Как печальник о разладе мечты и действительности, как мечтатель-поэт, которому трудно ответить на вопрос, чему служит его вдохновение, в чем заключена его тайна и его земное назначение, наконец, как любитель старины, в которой он искал не беспристрастной истины, а подтверждения своих дум и симпатий, Гоголь 30-х годов – сын своего романтического поколения.

Но в нем одновременно созревал творец иного литературного направления, от развития которого наше самосознание должно было так много выиграть впоследствии. Наша действительность со всеми ее грехами начинала приковывать к себе внимание художника, и он становился ее бытописателем: необычайно быстро и решительно освоился он с этой новой ролью, и если в его повестях заметно колебание в настроении, стиле речи и приемах мастерства, то этого колебания уже нет в его комедиях, над которыми он в те же годы работал. В этих комедиях он чистокровный реалист, удивительный техник и с виду спокойный наблюдатель действительности. Он истолкователь и обличитель этой действительности, о которой пока он говорил лишь мимоходом.
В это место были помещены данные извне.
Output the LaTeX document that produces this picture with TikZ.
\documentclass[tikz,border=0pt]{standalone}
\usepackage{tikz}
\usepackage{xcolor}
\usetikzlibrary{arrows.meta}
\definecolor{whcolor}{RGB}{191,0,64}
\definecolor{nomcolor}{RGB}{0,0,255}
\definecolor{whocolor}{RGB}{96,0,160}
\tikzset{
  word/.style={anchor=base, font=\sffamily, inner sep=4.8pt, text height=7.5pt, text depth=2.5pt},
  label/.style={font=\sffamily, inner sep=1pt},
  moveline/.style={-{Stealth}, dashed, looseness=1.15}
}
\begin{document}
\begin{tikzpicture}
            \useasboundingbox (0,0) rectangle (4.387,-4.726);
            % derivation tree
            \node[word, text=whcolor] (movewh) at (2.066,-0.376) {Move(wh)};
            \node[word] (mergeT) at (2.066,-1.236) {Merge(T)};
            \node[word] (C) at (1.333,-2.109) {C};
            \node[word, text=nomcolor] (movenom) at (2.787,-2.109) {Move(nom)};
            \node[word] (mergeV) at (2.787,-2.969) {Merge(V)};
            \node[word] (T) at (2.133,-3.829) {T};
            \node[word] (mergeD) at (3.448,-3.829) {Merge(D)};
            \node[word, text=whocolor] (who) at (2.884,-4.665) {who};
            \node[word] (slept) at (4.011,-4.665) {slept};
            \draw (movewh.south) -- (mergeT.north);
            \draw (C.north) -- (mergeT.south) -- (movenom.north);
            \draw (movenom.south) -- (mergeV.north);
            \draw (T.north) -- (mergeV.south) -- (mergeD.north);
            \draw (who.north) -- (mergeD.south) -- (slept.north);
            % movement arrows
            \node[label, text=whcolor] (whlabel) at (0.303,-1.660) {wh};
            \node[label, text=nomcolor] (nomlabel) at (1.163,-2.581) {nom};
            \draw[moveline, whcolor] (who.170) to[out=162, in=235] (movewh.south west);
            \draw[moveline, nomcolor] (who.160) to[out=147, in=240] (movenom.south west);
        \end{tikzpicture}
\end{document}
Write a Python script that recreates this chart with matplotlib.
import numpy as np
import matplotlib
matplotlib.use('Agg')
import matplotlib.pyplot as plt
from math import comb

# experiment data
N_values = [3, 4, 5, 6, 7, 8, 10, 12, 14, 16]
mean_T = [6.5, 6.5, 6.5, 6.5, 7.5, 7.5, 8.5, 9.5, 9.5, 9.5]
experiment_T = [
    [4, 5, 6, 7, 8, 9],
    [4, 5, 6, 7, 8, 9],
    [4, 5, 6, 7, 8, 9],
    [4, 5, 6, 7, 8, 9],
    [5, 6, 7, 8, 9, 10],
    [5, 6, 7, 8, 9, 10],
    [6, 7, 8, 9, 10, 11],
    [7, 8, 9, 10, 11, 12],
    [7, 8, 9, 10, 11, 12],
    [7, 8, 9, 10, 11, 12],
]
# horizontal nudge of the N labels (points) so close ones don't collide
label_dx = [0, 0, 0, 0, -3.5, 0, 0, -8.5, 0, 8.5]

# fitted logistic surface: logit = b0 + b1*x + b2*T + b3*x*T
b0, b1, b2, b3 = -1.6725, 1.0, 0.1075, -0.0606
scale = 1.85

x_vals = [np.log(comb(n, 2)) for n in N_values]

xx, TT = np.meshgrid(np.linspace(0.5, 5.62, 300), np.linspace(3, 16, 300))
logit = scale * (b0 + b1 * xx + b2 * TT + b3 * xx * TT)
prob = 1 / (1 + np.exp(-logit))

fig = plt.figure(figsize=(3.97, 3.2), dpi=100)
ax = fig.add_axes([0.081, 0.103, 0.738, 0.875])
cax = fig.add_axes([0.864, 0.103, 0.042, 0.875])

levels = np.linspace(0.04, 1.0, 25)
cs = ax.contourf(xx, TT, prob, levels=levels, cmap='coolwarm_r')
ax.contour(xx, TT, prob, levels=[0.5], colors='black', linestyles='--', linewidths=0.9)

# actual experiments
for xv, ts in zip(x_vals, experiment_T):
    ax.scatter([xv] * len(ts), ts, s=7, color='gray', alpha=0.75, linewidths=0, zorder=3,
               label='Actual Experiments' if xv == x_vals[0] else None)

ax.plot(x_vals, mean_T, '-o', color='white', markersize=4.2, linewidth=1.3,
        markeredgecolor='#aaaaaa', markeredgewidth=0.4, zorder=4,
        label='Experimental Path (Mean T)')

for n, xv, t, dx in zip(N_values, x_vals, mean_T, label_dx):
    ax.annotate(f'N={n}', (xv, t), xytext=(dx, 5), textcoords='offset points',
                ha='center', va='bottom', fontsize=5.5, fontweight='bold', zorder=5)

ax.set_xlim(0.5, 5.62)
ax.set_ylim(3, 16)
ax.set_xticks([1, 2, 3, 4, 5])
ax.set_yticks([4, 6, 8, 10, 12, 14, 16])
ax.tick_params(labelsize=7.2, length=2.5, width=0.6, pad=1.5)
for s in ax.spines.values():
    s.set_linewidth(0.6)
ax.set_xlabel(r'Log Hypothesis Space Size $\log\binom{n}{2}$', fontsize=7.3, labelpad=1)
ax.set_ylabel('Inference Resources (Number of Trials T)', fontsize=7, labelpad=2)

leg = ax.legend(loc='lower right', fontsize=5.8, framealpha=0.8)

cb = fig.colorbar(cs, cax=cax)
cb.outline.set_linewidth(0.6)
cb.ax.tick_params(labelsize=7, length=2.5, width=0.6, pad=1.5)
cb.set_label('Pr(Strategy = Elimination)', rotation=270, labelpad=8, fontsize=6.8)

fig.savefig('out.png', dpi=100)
В самом деле, что он успел сказать о ней? В "Вечерах" он сблизил нас с жизнью малорусской деревни и позволил нам однажды заглянуть в помещичью усадьбу; в "Арабесках" погулял с нами по Щукиному двору и по Невскому проспекту, заглянув мимоходом в мастерскую художника, в квартиру немца-ремесленника, погибшей девицы и сумасшедшего департаментского чиновника; в "Миргороде" опять возвратился с нами в Малороссию, познакомил нас со старосветскими помещиками, со странствующими бурсаками, со всей администрацией и с обывателями уездного, мелкого городишка. Конечно, он провел нас по целой портретной галерее, и мы любовались этими разнообразными типичными лицами. Их было так много, и они были новы. Но все они были случайные типы, портреты, написанные при случае; в них не было объединяющего смысла, по которому можно было бы судить не о том или другом из них порознь, а обо всех сразу как об общественных группах.
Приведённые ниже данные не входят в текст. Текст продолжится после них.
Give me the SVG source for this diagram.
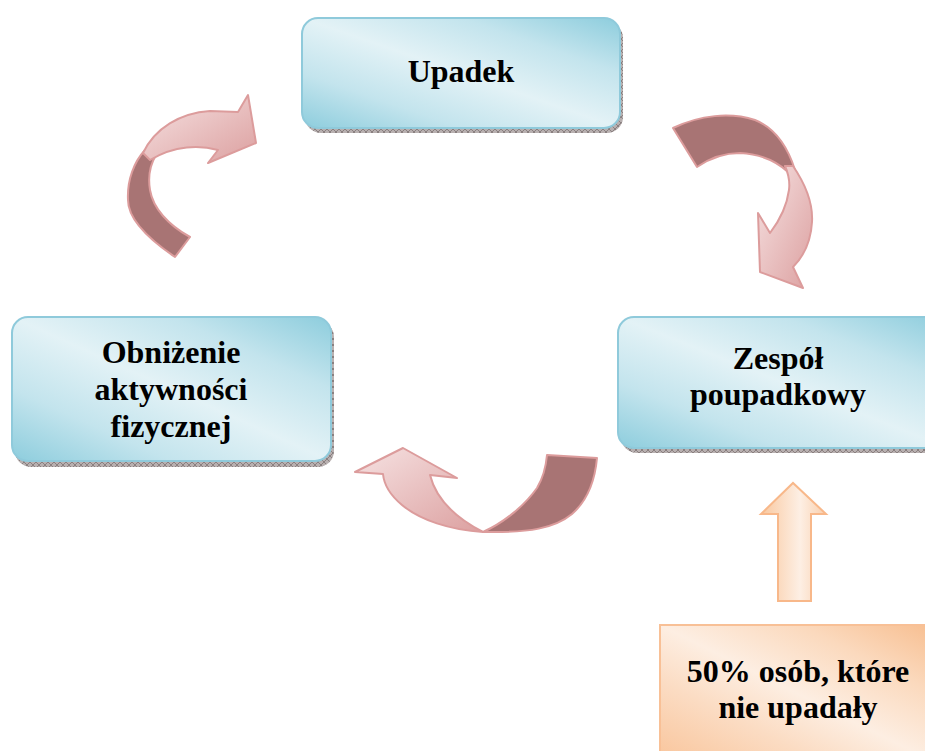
<svg xmlns="http://www.w3.org/2000/svg" width="925" height="751" viewBox="0 0 925 751">
<style>
.box{stroke:#8fcadb;stroke-width:2;fill:url(#blueG)}
.shadow{fill:url(#hatch)}
.lbl{font-family:'Liberation Serif',serif;font-weight:700;font-size:32px;fill:#000;text-anchor:middle}
.dark{fill:#a87474;stroke:#dc9c9c;stroke-width:2;stroke-linejoin:round}
.light{fill:url(#pinkG);stroke:#dc9c9c;stroke-width:2;stroke-linejoin:round}
</style>
<defs>
<linearGradient id="blueG" x1="0" y1="1" x2="1" y2="0">
<stop offset="0" stop-color="#8dcddd"/>
<stop offset="0.25" stop-color="#c3e4ed"/>
<stop offset="0.5" stop-color="#e3f2f6"/>
<stop offset="0.75" stop-color="#c3e4ed"/>
<stop offset="1" stop-color="#8dcddd"/>
</linearGradient>
<linearGradient id="orangeG" x1="0" y1="1" x2="1" y2="0">
<stop offset="0" stop-color="#f9c49a"/>
<stop offset="0.3" stop-color="#fbdcc3"/>
<stop offset="0.5" stop-color="#fdeee2"/>
<stop offset="0.75" stop-color="#fbd9bd"/>
<stop offset="1" stop-color="#f7bd8e"/>
</linearGradient>
<linearGradient id="orangeA" x1="0" y1="0" x2="1" y2="0">
<stop offset="0" stop-color="#f9c89f"/>
<stop offset="0.6" stop-color="#fdefe4"/>
<stop offset="1" stop-color="#f9cfad"/>
</linearGradient>
<linearGradient id="pinkG" x1="0" y1="0" x2="1" y2="1">
<stop offset="0" stop-color="#f6e2e2"/>
<stop offset="1" stop-color="#dca0a0"/>
</linearGradient>
<pattern id="hatch" width="6" height="6" patternUnits="userSpaceOnUse">
<rect width="6" height="6" fill="#b8b0b0"/>
<path d="M0 0L6 6M6 0L0 6" stroke="#7d7373" stroke-width="0.8"/>
</pattern>
</defs>

<g id="connectors">
<g id="arrow-left-top">
<path class="dark" d="M175,257 C150,240 128,220 128,200 C127,180 134,162 145,150 L156,155 C150,165 148,178 150,190 C153,208 168,225 190,237 Z"/>
<path class="light" d="M143,153 C155,128 180,113 210,111 L238,112 L248,95 L256,143 L208,163 L218,150 C200,145 175,145 150,160 Z"/>
</g>
<g id="arrow-right-top">
<path class="dark" d="M673,128 C700,115 730,112 755,120 C775,128 788,148 795,170 L788,172 C775,160 760,154 740,153 C725,153 710,158 697,167 Z"/>
<path class="light" d="M793,166 C806,185 813,205 812,222 C811,240 805,255 793,267 L803,288 L760,272 L758,213 L770,233 C780,220 787,205 789,190 C790,182 789,175 785,166 Z"/>
</g>
<g id="arrow-bottom">
<path class="dark" d="M547,455 L597,458 C595,480 588,500 572,514 C555,528 530,533 483,532 C505,522 525,505 537,488 C543,478 546,466 547,455 Z"/>
<path class="light" d="M483,532 C450,530 420,520 402,505 C390,495 384,485 383,474 L355,472 L403,448 L457,478 L430,475 C435,495 450,515 483,532 Z"/>
</g>
<g id="arrow-up">
<path d="M778,601 L811,601 L811,514 L826,514 L793,483 L761,514 L778,514 Z" fill="url(#orangeA)" stroke="#f8b88a" stroke-width="2" stroke-linejoin="miter"/>
</g>
</g>

<g id="node-upadek">
<rect class="shadow" x="305" y="22" width="318" height="111" rx="16"/>
<rect class="box" x="302" y="18" width="318" height="110" rx="16"/>
<text class="lbl" x="461" y="82">Upadek</text>
</g>

<g id="node-obnizenie">
<rect class="shadow" x="15" y="321" width="319" height="146" rx="16"/>
<rect class="box" x="12" y="317" width="319" height="144" rx="16"/>
<text class="lbl" x="171" y="363">Obniżenie</text>
<text class="lbl" x="171" y="400">aktywności</text>
<text class="lbl" x="171" y="437">fizycznej</text>
</g>

<g id="node-zespol">
<rect class="shadow" x="621" y="321" width="330" height="132" rx="16"/>
<rect class="box" x="618" y="317" width="330" height="131" rx="16"/>
<text class="lbl" x="778" y="369">Zespół</text>
<text class="lbl" x="778" y="405">poupadkowy</text>
</g>

<g id="node-50">
<rect x="660" y="625" width="280" height="140" fill="url(#orangeG)" stroke="#f8c096" stroke-width="2"/>
<text class="lbl" x="798" y="682">50% osób, które</text>
<text class="lbl" x="798" y="718">nie upadały</text>
</g>
</svg>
Такой осмысленный подбор реальных типов Гоголь дал сначала в своих комедиях, а затем в "Мертвых душах".

X

Наша комедия до Гоголя; ее малая художественная стоимость и в очень редких случаях большая стоимость общественная. – "Недоросль" Фонвизина и "Ябеда" Капниста среди бесцветной комедии XVIII века. – Водевиль и легкая комедия александровского царствования; Крылов, Хмельницкий, князь Шаховской и Загоскин. – Малая идейная стоимость их комедий. – Верность и глубина сатирического взгляда на современную жизнь в сатире Грибоедова. – Падение театра в конце 20-х годов. – Общественные вопросы, затронутые в ненапечатанных драмах Лермонтова и Белинского. – Комедии Квитки: "Дворянские выборы" и "Приезжий из столицы".

В истории нашего литературного и общественного развития тех годов театр – сила, с которой необходимо считаться. Отдавая, однако, должное некоторым выдающимся памятникам нашей драматургии, нужно признать, что в общем наша старая комедия и драма влачили существование достаточно жалкое и были в огромном большинстве случаев разобщены с тем историческим моментом, когда возникали. Большое, конечно, значение имели в данном случае чисто внешние стеснения, какими всегда было обставлено появление на нашей сцене более или менее серьезной пьесы. Власть всегда ревниво оберегала театрального зрителя от всяких искушений, считаясь с его необычайной восприимчивостью к зрелищам: а русский человек, как известно, театрал очень страстный. Но одними внешними условиями едва ли можно объяснить бедность и бессилие нашей драматической литературы того времени. Нужно, прежде всего, считаться со случайностью, т. е. с отсутствием истинных драматических талантов и, кроме того, с отсутствием подготовительной литературной школы.

Такой школы не было в те годы, о которых говорим мы; ее надлежало создать, и Гоголь был первым настоящим драматическим талантом, который положил ей основание. У своих предшественников он немногому мог научиться, и на его долю выпало создание настоящей русской комедии, т. е. такой, которая удовлетворяла бы одновременно двум требованиям, – и художественным как известное литературное произведение, и требованиям идейным как верное изображение переживаемой действительности. Такая гармония формы и содержания была, действительно, достигнута Гоголем и притом самостоятельно и сразу. Были, конечно, недостатки и в его комедиях, но с момента их создания должны мы начинать историю нашего самобытного "национального" театра.